**SUPPLIED RECORDS**
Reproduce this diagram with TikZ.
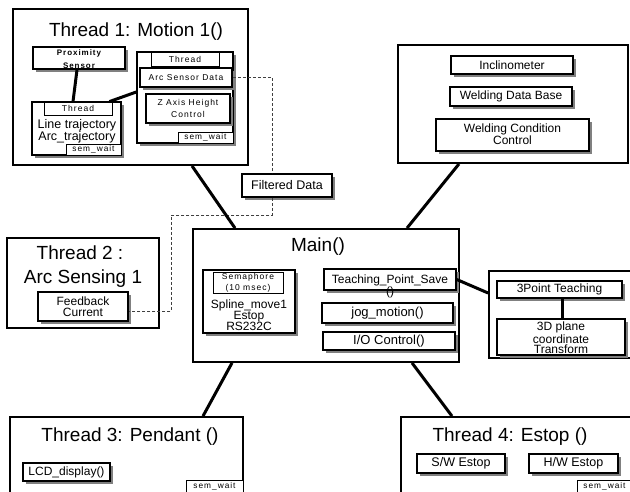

* * *

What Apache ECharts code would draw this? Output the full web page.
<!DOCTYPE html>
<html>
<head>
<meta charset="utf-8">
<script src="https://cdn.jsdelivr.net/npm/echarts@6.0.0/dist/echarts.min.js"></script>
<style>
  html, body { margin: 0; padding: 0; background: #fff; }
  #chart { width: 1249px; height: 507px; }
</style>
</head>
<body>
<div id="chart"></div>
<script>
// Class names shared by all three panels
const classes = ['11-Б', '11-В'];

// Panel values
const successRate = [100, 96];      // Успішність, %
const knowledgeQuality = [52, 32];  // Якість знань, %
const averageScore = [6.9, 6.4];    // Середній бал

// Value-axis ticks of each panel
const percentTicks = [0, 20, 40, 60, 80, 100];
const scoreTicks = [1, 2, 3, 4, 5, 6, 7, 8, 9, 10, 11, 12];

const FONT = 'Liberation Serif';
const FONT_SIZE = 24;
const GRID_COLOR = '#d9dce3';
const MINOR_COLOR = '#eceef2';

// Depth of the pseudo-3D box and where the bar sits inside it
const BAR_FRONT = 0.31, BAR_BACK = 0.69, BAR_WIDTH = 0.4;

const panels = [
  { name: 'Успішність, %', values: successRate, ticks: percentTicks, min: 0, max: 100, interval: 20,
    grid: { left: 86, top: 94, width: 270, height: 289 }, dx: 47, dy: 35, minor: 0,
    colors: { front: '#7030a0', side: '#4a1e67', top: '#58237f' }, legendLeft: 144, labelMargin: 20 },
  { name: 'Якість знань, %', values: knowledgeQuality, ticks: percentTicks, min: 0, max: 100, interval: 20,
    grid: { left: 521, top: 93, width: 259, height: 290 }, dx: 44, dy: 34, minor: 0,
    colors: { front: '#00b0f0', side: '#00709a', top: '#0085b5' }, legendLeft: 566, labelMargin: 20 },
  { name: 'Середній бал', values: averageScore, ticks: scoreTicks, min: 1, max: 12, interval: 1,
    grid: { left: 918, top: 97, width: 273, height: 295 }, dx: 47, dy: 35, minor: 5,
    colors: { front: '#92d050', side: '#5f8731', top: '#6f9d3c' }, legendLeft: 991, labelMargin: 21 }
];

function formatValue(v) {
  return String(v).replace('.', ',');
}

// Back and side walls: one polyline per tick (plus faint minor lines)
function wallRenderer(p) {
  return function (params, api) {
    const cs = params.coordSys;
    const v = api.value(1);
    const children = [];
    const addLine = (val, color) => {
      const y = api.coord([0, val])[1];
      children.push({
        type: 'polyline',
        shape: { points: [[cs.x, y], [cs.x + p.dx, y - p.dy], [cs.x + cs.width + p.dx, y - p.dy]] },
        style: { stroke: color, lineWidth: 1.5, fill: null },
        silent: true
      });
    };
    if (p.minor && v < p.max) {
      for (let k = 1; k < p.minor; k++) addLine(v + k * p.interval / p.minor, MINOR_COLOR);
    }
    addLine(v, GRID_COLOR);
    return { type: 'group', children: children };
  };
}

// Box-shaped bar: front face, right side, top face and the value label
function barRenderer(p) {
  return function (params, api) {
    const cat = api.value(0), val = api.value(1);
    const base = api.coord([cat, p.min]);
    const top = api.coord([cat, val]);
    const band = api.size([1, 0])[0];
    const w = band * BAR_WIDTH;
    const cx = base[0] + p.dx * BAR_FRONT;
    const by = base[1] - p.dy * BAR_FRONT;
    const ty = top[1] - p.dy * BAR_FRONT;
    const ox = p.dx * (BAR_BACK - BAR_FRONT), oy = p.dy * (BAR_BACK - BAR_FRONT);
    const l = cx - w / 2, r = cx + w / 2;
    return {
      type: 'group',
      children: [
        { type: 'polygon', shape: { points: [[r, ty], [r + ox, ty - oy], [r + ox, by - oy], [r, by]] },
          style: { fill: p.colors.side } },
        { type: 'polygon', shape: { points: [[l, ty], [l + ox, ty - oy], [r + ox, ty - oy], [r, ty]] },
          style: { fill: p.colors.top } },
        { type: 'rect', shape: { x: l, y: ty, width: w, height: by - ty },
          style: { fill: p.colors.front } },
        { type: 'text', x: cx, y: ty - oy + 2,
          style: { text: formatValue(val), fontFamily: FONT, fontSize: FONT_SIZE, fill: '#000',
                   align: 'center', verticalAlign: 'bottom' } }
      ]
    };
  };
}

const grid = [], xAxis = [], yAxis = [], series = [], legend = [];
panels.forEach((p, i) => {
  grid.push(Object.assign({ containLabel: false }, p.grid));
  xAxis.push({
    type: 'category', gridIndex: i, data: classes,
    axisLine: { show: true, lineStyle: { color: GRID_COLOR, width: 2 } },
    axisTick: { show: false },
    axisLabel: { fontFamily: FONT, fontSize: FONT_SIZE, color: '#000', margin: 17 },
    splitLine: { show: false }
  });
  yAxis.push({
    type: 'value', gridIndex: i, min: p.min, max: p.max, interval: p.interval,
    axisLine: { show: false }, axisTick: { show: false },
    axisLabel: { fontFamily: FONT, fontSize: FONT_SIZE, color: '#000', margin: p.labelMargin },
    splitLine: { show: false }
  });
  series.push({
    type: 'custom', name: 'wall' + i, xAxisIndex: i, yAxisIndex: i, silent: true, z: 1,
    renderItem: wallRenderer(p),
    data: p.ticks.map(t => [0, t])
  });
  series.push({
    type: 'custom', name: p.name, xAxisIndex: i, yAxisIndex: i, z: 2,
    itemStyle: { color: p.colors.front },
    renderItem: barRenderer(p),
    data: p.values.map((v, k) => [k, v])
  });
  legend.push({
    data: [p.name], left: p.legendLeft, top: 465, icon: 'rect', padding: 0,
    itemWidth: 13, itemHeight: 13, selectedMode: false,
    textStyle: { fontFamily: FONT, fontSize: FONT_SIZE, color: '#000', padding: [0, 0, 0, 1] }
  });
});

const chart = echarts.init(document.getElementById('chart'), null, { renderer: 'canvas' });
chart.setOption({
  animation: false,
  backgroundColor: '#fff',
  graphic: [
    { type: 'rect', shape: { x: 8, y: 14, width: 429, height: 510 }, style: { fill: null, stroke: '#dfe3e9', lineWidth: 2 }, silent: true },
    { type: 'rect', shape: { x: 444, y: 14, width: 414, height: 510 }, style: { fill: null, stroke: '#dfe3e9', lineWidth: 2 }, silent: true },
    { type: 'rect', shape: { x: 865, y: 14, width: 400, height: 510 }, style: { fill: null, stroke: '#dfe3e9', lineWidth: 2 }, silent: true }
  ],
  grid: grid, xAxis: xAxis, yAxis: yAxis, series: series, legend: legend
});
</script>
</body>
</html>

**STATED PROBLEM**
Locate all lines in the listing above with the word "this" and copy them.

**PROBLEM SOLUTION**
Reproduce this diagram with TikZ.
What Apache ECharts code would draw this? Output the full web page.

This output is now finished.